BOSTON/NEW YORK (Reuters) - CR Intrinsic, a unit of Steven A. Cohen’s SAC Capital Advisors hedge fund, was long considered the crown jewel in the trader’s $14 billion empire. But now, the SAC-affiliated fund is getting something of a rap sheet.
The fund, which used to manage the bulk of the billionaire trader’s personal money, is where three out of the five former SAC employees implicated in the U.S. government’s insider trading investigation once worked.
On Tuesday, Mathew Martoma became the latest former CR Intrinsic portfolio manager to become embroiled in the probe when he was arrested and charged with having traded on illegally obtained non-public information about two drug companies. Federal prosecutors charged Martoma with using the illicit information to generate profits and avoid losses for Cohen’s firm that totaled $276 million.
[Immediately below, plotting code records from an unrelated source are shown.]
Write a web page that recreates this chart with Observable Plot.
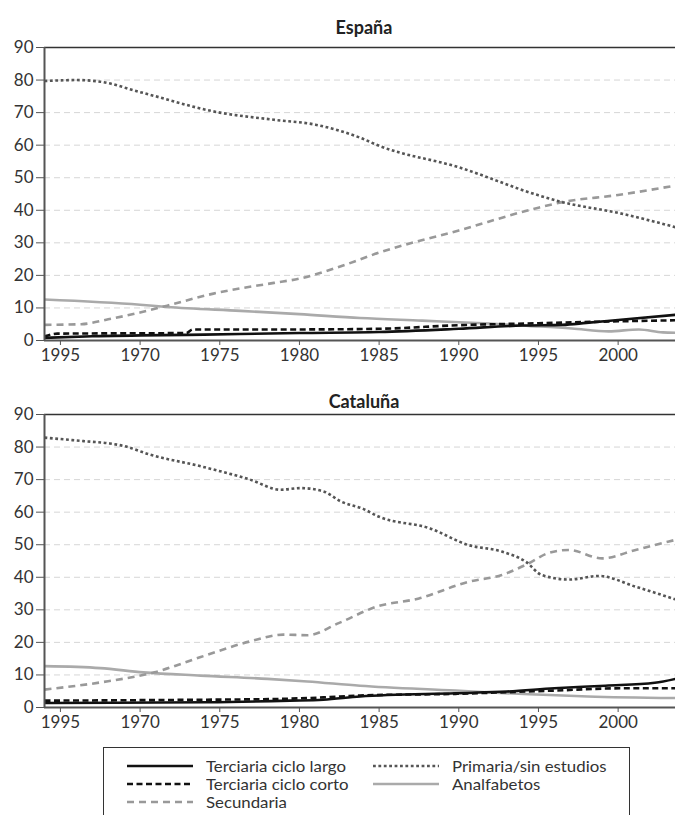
<!DOCTYPE html>
<html>
<head>
<meta charset="utf-8">
<script src="https://cdn.jsdelivr.net/npm/d3@7"></script>
<script src="https://cdn.jsdelivr.net/npm/@observablehq/plot@0.6"></script>
<style>
  html, body { margin: 0; padding: 0; background: #fff; }
  body { width: 675px; height: 815px; position: relative; overflow: hidden; font-family: Lato, "Open Sans", sans-serif; color: #333; }
  .title { position: absolute; left: 0; width: 728px; text-align: center; font-weight: bold; font-size: 18px; line-height: 20px; color: #222; }
  .panel { position: absolute; left: 0; }
  .legend { position: absolute; left: 103px; top: 747px; width: 527px; height: 90px; border: 1px solid #333; box-sizing: border-box; }
  .lg { position: absolute; height: 18px; font-size: 15px; line-height: 18px; color: #333; white-space: nowrap; }
  .lg svg { position: absolute; left: 0; top: 4px; }
  .lg span { position: absolute; left: 79px; top: 0; line-height: 18px; display: inline-block; transform: scaleX(1.12); transform-origin: 0 50%; }
</style>
</head>
<body>
<script>
// ---------- data ----------
const seriesNames = ["Terciaria ciclo largo", "Terciaria ciclo corto", "Secundaria", "Primaria/sin estudios", "Analfabetos"];
const tickYears = [1965, 1970, 1975, 1980, 1985, 1990, 1995, 2000];
const tickLabels = ["1995", "1970", "1975", "1980", "1985", "1990", "1995", "2000"];
const yTicks = [0, 10, 20, 30, 40, 50, 60, 70, 80, 90];
const gridTicks = [10, 20, 30, 40, 50, 60, 70, 80];

// España  [year, %]
const esLargo = [[1964,0.8],[1967,1.3],[1974,1.8],[1980,2.3],[1985,2.6],[1990,3.6],[1994,4.6],[1996.5,4.8],[1998,5.4],[2000,6.3],[2003.6,7.9]];
const esCorto = [[1964,1.3],[1964.8,2.1],[1972.9,2.3],[1973.3,3.4],[1980,3.4],[1985,3.6],[1990,4.7],[1995,5.3],[2000,5.9],[2003.6,6.2]];
const esSecundaria = [[1964,4.8],[1966.3,5.0],[1968,6.5],[1970,8.6],[1971.7,10.7],[1974.6,14.4],[1978.4,17.7],[1980,19.0],[1982.6,22.8],[1985,27.0],[1990,33.8],[1995,40.8],[1996.5,42.5],[2000,44.7],[2003.6,47.6]];
const esPrimaria = [[1964,79.7],[1966,80.0],[1967.5,79.5],[1970,76.3],[1975,70.0],[1978.4,67.8],[1981,66.3],[1983.8,62.3],[1985,59.8],[1990,53.2],[1995,44.6],[1996.5,42.5],[2000,39.2],[2003.6,34.8]];
const esAnalfabetos = [[1964,12.6],[1970,11.0],[1971.7,10.3],[1976.3,9.1],[1980,8.1],[1983.8,6.9],[1987.7,6.1],[1991.9,5.2],[1994.4,4.5],[1997.1,3.7],[1999.4,2.8],[2001.3,3.4],[2002.8,2.5],[2003.6,2.4]];

// Cataluña  [year, %]
const catLargo = [[1964,1.4],[1974.2,1.6],[1979.4,2.1],[1981.5,2.4],[1983.8,3.4],[1989.8,4.4],[1993,4.9],[1996,5.9],[1999.2,6.7],[2002.3,7.6],[2003.6,8.8]];
const catCorto = [[1964,2.1],[1974.2,2.4],[1978.4,2.6],[1981.5,3.1],[1983.8,3.7],[1989.8,4.2],[1993,4.7],[1996,5.2],[2000.2,5.9],[2003.6,5.9]];
const catSecundaria = [[1964,5.5],[1967.5,7.7],[1970.9,10.8],[1973.8,15.5],[1976.9,20.3],[1979,22.4],[1980.5,22.2],[1982.5,26.0],[1984.8,30.9],[1987.5,33.5],[1990.6,38.6],[1992.7,40.7],[1994.4,44.3],[1995.6,47.4],[1996.9,48.4],[1999,45.8],[2001.1,48.4],[2003.6,51.5]];
const catPrimaria = [[1964,82.9],[1966.5,81.8],[1968.1,81.1],[1969,80.3],[1970.6,77.7],[1973.8,74.1],[1976.9,70.0],[1978.8,66.9],[1980.1,67.4],[1981.5,66.4],[1982.6,63.3],[1984,61.0],[1985,58.6],[1988.2,55.0],[1990.6,49.9],[1992.7,47.9],[1994.2,44.8],[1995.2,40.7],[1996.9,39.3],[1998.8,40.4],[2001.1,37.1],[2003.6,33.2]];
const catAnalfabetos = [[1964,12.7],[1967.5,12.1],[1970.2,10.8],[1973.8,9.8],[1978,8.8],[1980.5,8.0],[1983.8,6.7],[1989.8,5.2],[1992.9,4.4],[1998.1,3.4],[2003.6,2.9]];

// ---------- styles ----------
const seriesStyles = [
  {stroke: "#111", dash: null},
  {stroke: "#111", dash: "6,3.5"},
  {stroke: "#999", dash: "7,5"},
  {stroke: "#555", dash: "2.8,2.6"},
  {stroke: "#aaa", dash: null}
];

function panel(seriesData) {
  const lineMarks = seriesData.map((arr, i) => {
    const rows = arr.map(([year, value]) => ({year, value, serie: seriesNames[i]}));
    const opts = {x: "year", y: "value", stroke: seriesStyles[i].stroke, strokeWidth: 2.6, curve: "monotone-x", strokeLinecap: "butt", strokeLinejoin: "round"};
    if (seriesStyles[i].dash) opts.strokeDasharray = seriesStyles[i].dash;
    return Plot.line(rows, opts);
  });
  const order = [4, 2, 3, 1, 0];
  return Plot.plot({
    width: 675, height: 333,
    marginLeft: 44, marginRight: 0, marginTop: 10, marginBottom: 30,
    style: {fontFamily: "Lato, 'Open Sans', sans-serif", fontSize: "17px", color: "#333", background: "transparent", overflow: "visible"},
    x: {domain: [1964, 2003.6]},
    y: {domain: [0, 90]},
    marks: [
      Plot.ruleY(gridTicks, {stroke: "#d6d6d6", strokeDasharray: "6,4", strokeWidth: 1}),
      ...order.map(i => lineMarks[i]),
      Plot.ruleY([90], {stroke: "#333", strokeWidth: 1.5}),
      Plot.ruleY([0], {stroke: "#555", strokeWidth: 2}),
      Plot.ruleX([1964], {stroke: "#555", strokeWidth: 2}),
      Plot.axisY({ticks: yTicks, tickSize: 8, tickPadding: 3, label: null, stroke: "#555", fill: "#333"}),
      Plot.axisX({ticks: tickYears, tickFormat: d => tickLabels[tickYears.indexOf(d)], tickSize: 5, tickPadding: 3, label: null, stroke: "#555", fill: "#333"})
    ]
  });
}

function addTitle(text, top) {
  const d = document.createElement("div");
  d.className = "title";
  d.style.top = top + "px";
  d.textContent = text;
  document.body.appendChild(d);
}
function addPanel(chart, top) {
  const w = document.createElement("div");
  w.className = "panel";
  w.style.top = top + "px";
  w.appendChild(chart);
  document.body.appendChild(w);
}

addTitle("España", 17);
addPanel(panel([esLargo, esCorto, esSecundaria, esPrimaria, esAnalfabetos]), 37);
addTitle("Cataluña", 391);
addPanel(panel([catLargo, catCorto, catSecundaria, catPrimaria, catAnalfabetos]), 404);

// legend
const legend = document.createElement("div");
legend.className = "legend";
document.body.appendChild(legend);
const legendPos = [[23, 9], [23, 27], [23, 45], [269, 9], [269, 27]];
seriesNames.forEach((name, i) => {
  const e = document.createElement("div");
  e.className = "lg";
  e.style.left = legendPos[i][0] + "px";
  e.style.top = legendPos[i][1] + "px";
  const st = seriesStyles[i];
  e.innerHTML = `<svg width="66" height="10"><line x1="0" x2="66" y1="5" y2="5" stroke="${st.stroke}" stroke-width="2.6" stroke-linecap="butt" ${st.dash ? `stroke-dasharray="${st.dash}"` : ""}/></svg><span>${name}</span>`;
  legend.appendChild(e);
});
</script>
</body>
</html>
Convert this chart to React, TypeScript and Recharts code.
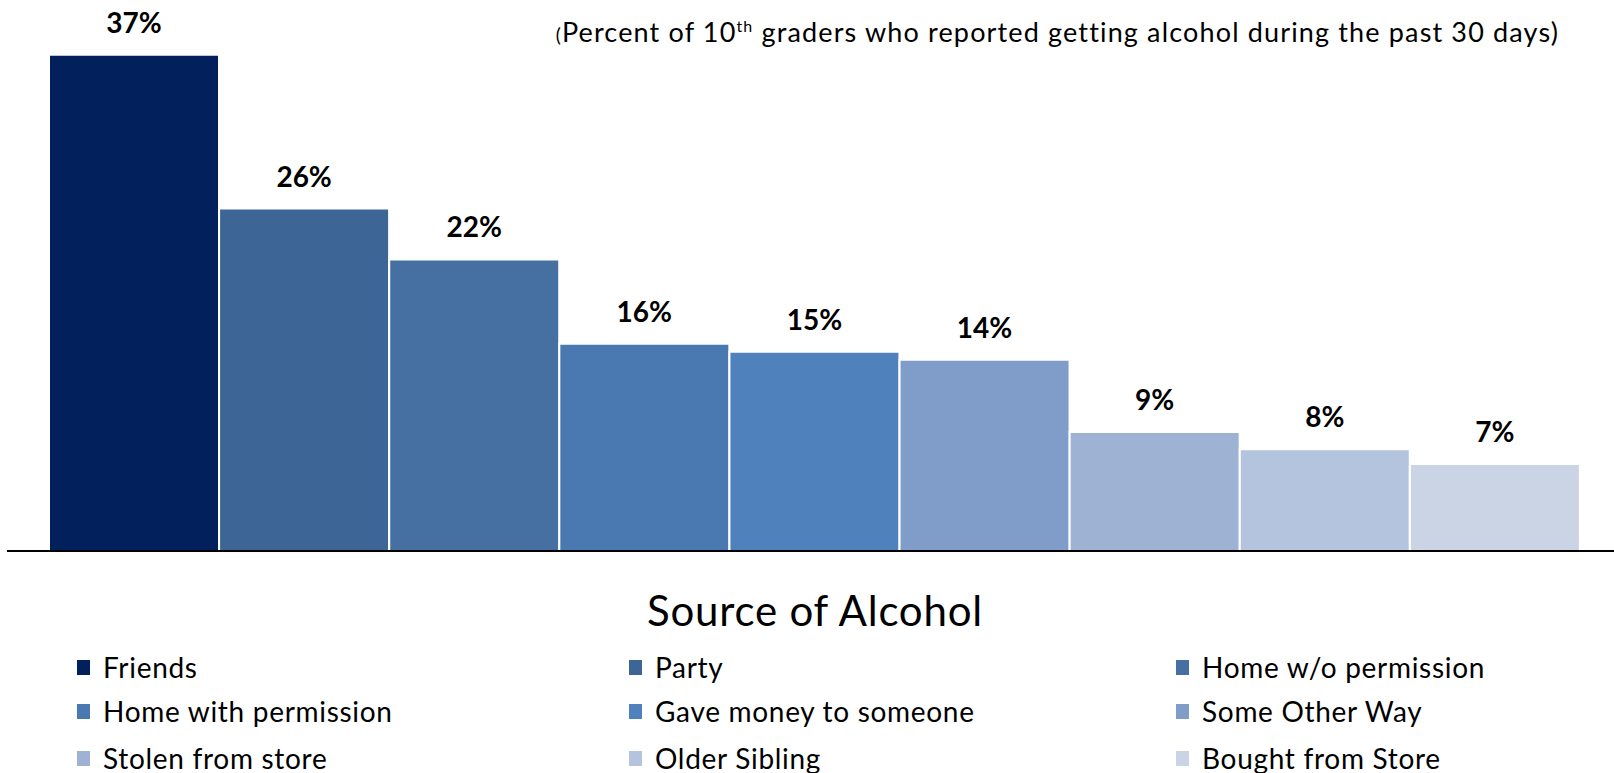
import React from 'react';
import { BarChart, Bar, Cell, XAxis, YAxis, LabelList } from 'recharts';

const categories = [
  'Friends',
  'Party',
  'Home w/o permission',
  'Home with permission',
  'Gave money to someone',
  'Some Other Way',
  'Stolen from store',
  'Older Sibling',
  'Bought from Store',
];
const percents = [37.1, 25.6, 21.8, 15.5, 14.9, 14.3, 8.9, 7.6, 6.5];
const percentLabels = ['37%', '26%', '22%', '16%', '15%', '14%', '9%', '8%', '7%'];
const colors = [
  '#02205B',
  '#3D6595',
  '#4670A2',
  '#4A78B0',
  '#4F81BD',
  '#7F9DC8',
  '#9EB2D3',
  '#B5C4DE',
  '#CAD4E5',
];

const FONT = 'Lato, "Open Sans", sans-serif';

export default function App() {
  const data = categories.map((name, i) => ({
    name,
    value: percents[i],
    label: percentLabels[i],
  }));

  return (
    <div style={{ position: 'absolute', left: 0, top: 0, width: 1614, height: 773, background: '#fff', fontFamily: FONT }}>
      <BarChart
        width={1614}
        height={773}
        data={data}
        margin={{ top: 16, right: 0, bottom: 192, left: 7 }}
        barCategoryGap={0}
      >
        <YAxis hide domain={[0, 40]} />
        <XAxis
          dataKey="name"
          tick={false}
          tickLine={false}
          axisLine={{ stroke: '#000', strokeWidth: 2 }}
          padding={{ left: 42, right: 34 }}
        />
        <Bar dataKey="value" isAnimationActive={false} stroke="#fff" strokeWidth={2}>
          {data.map((d, i) => (
            <Cell key={d.name} fill={colors[i]} />
          ))}
          <LabelList
            dataKey="label"
            position="top"
            offset={22}
            style={{ fontFamily: FONT, fontWeight: 700, fontSize: 28, fill: '#000' }}
          />
        </Bar>
      </BarChart>

      <div
        style={{
          position: 'absolute',
          right: 55,
          top: 15,
          fontSize: 27,
          letterSpacing: 1.15,
          color: '#000',
          whiteSpace: 'nowrap',
        }}
      >
        <span style={{ fontSize: 19 }}>(</span>Percent of 10<sup style={{ fontSize: 16, verticalAlign: 'super', lineHeight: 0 }}>th</sup> graders who reported getting alcohol during the past 30 days)
      </div>

      <div
        style={{
          position: 'absolute',
          left: 0,
          width: 1630,
          top: 586,
          textAlign: 'center',
          fontSize: 42,
          letterSpacing: 0.8,
          color: '#000',
          lineHeight: '48px',
        }}
      >
        Source of Alcohol
      </div>

      {categories.map((name, i) => {
        const col = i % 3;
        const row = Math.floor(i / 3);
        const colX = [77, 629, 1176][col];
        const rowY = [667, 711, 758][row];
        return (
          <div
            key={name}
            style={{
              position: 'absolute',
              left: colX,
              top: rowY - 18,
              height: 36,
              display: 'flex',
              alignItems: 'center',
              fontSize: 28,
              letterSpacing: 0.7,
              color: '#000',
              whiteSpace: 'nowrap',
            }}
          >
            <span style={{ display: 'inline-block', width: 13, height: 15, background: colors[i], marginRight: 13 }} />
            {name}
          </div>
        );
      })}
    </div>
  );
}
Cohen was not charged with any wrong doing, but federal prosecutors said the “owner” of the hedge fund signed off on Martoma’s recommendation to sell shares of the Elan and Wyeth, now owned by Pfizer.
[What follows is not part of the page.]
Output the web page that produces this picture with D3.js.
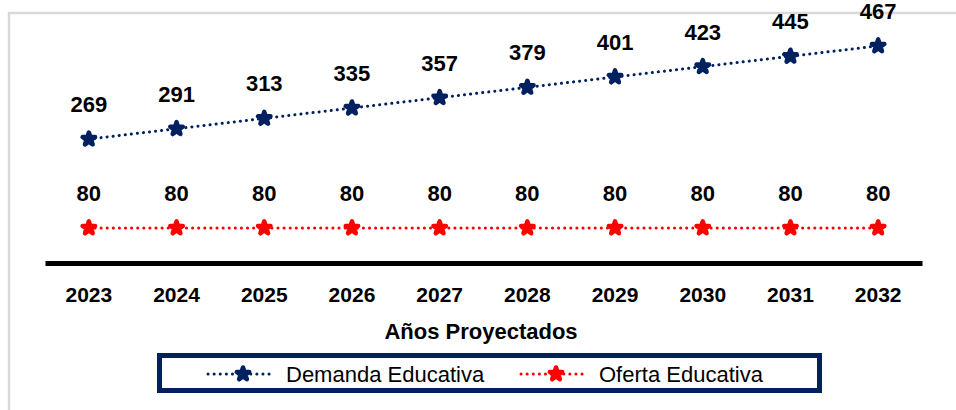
<!DOCTYPE html>
<html>
<head>
<meta charset="utf-8">
<script src="https://cdn.jsdelivr.net/npm/d3@7.9.0/dist/d3.min.js"></script>
<style>
  body { margin: 0; background: #fff; }
  svg { display: block; font-family: "Liberation Sans", Arial, sans-serif; }
</style>
</head>
<body>
<script>
// Chart data
const years = ["2023", "2024", "2025", "2026", "2027", "2028", "2029", "2030", "2031", "2032"];
const demanda = [269, 291, 313, 335, 357, 379, 401, 423, 445, 467];
const oferta = [80, 80, 80, 80, 80, 80, 80, 80, 80, 80];
const seriesNames = ["Demanda Educativa", "Oferta Educativa"];
const xTitle = "Años Proyectados";

const width = 956, height = 410;
const navy = "#002060", red = "#ff0000";

const svg = d3.select("body").append("svg")
    .attr("width", width)
    .attr("height", height);

// light grey frame of the original picture
svg.append("path")
    .attr("d", `M9,${height + 5}V13H${width + 5}`)
    .attr("fill", "none")
    .attr("stroke", "#d9d9d9")
    .attr("stroke-width", 2.5);

// Scales
const x = d3.scaleBand().domain(years).range([45, 922]);
const y = d3.scaleLinear().domain([0, 500]).range([265.6, 30.4]);
const cx = d => x(d) + x.bandwidth() / 2;

const series = [
    { name: seriesNames[0], values: demanda, color: navy },
    { name: seriesNames[1], values: oferta, color: red }
];

// X axis (thick black baseline, bold year labels)
const xAxis = svg.append("g")
    .attr("transform", `translate(0,${y(0) - 2.5})`)
    .call(d3.axisBottom(x).tickSize(0).tickPadding(24));
xAxis.select(".domain").attr("stroke", "#000").attr("stroke-width", 5);
xAxis.selectAll("text")
    .attr("fill", "#000")
    .style("font-family", "'Liberation Sans', Arial, sans-serif")
    .style("font-size", "21px")
    .style("font-weight", "bold");

svg.append("text")
    .attr("x", 481)
    .attr("y", 339)
    .attr("text-anchor", "middle")
    .style("font-size", "22px")
    .style("font-weight", "bold")
    .text(xTitle);

const line = d3.line()
    .x((d, i) => cx(years[i]))
    .y(d => y(d));

// blobby star markers like the spreadsheet's
const marker = d3.symbol().type(d3.symbolStar).size(48);

series.forEach(s => {
    const g = svg.append("g");
    g.append("path")
        .datum(s.values)
        .attr("d", line)
        .attr("fill", "none")
        .attr("stroke", s.color)
        .attr("stroke-width", 3)
        .attr("stroke-linecap", "round")
        .attr("stroke-dasharray", "0.1 6");

    g.selectAll("path.pt")
        .data(s.values)
        .enter().append("path")
        .attr("class", "pt")
        .attr("d", marker)
        .attr("transform", (d, i) => `translate(${cx(years[i])},${y(d)})`)
        .attr("fill", s.color)
        .attr("stroke", s.color)
        .attr("stroke-width", 4.5)
        .attr("stroke-linejoin", "round");

    g.selectAll("text.lbl")
        .data(s.values)
        .enter().append("text")
        .attr("class", "lbl")
        .attr("x", (d, i) => cx(years[i]))
        .attr("y", d => y(d) - 27)
        .attr("text-anchor", "middle")
        .style("font-size", "22px")
        .style("font-weight", "bold")
        .text(d => d);
});

// Legend
const legend = svg.append("g");
legend.append("rect")
    .attr("x", 159.5)
    .attr("y", 355.5)
    .attr("width", 660)
    .attr("height", 35)
    .attr("fill", "#fff")
    .attr("stroke", navy)
    .attr("stroke-width", 5);

const legendX = [208, 521];
series.forEach((s, i) => {
    const lg = legend.append("g").attr("transform", `translate(${legendX[i]},374)`);
    lg.append("line")
        .attr("x1", 0).attr("x2", 66)
        .attr("stroke", s.color)
        .attr("stroke-width", 3)
        .attr("stroke-linecap", "round")
        .attr("stroke-dasharray", "0.1 6");
    lg.append("path")
        .attr("d", marker)
        .attr("transform", "translate(35,0)")
        .attr("fill", s.color)
        .attr("stroke", s.color)
        .attr("stroke-width", 4.5)
        .attr("stroke-linejoin", "round");
    lg.append("text")
        .attr("x", 78)
        .attr("y", 7.5)
        .style("font-size", "22px")
        .text(s.name);
});
</script>
</body>
</html>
Others who once worked at CR Intrinsic and have been implicated in the government’s long-running insider trading probe include Donald Longueuil and Jonathan Hollander. Longueuil pleaded guilty to insider trading on several technology stocks in April 2011 and was sentenced to 30 months in prison. Hollander, a former CR Intrinsic analyst, paid $222,000 to settle civil charges with the U.S. Securities and Exchange Commission over allegations he profited by trading on a tip about the buyout of a supermarket chain.
Cohen, who founded SAC Capital in 1992, opened CR Intrinsic in 2005. According to people familiar with Cohen, in 2008 he had much of his estimated net worth of $8.8 billion invested with the fund.
In its early days, CR Intrinsic was led by Matthew Grossman, who left the firm in 2007 to found his own hedge fund, Plural Investments, which shut down this August in the wake of mediocre performance.
According to people who had money with SAC, in-house research was especially prized at CR Intrinsic, and the trading horizon was generally a little longer when Cohen’s money made up the bulk of assets.
Martoma, who had previously lived in Massachusetts and was arrested in Florida, earned a $9 million bonus in 2008, the same year that prosecutors say the illegal trading occurred.
For SAC, 2008 was a particularly rough year, with the firm posting a 28 percent loss - Cohen’s first down year. A good deal of the losses happened at CR Intrinsic, and Cohen responded by moving a lot of money into cash and firing dozens of people at year’s end.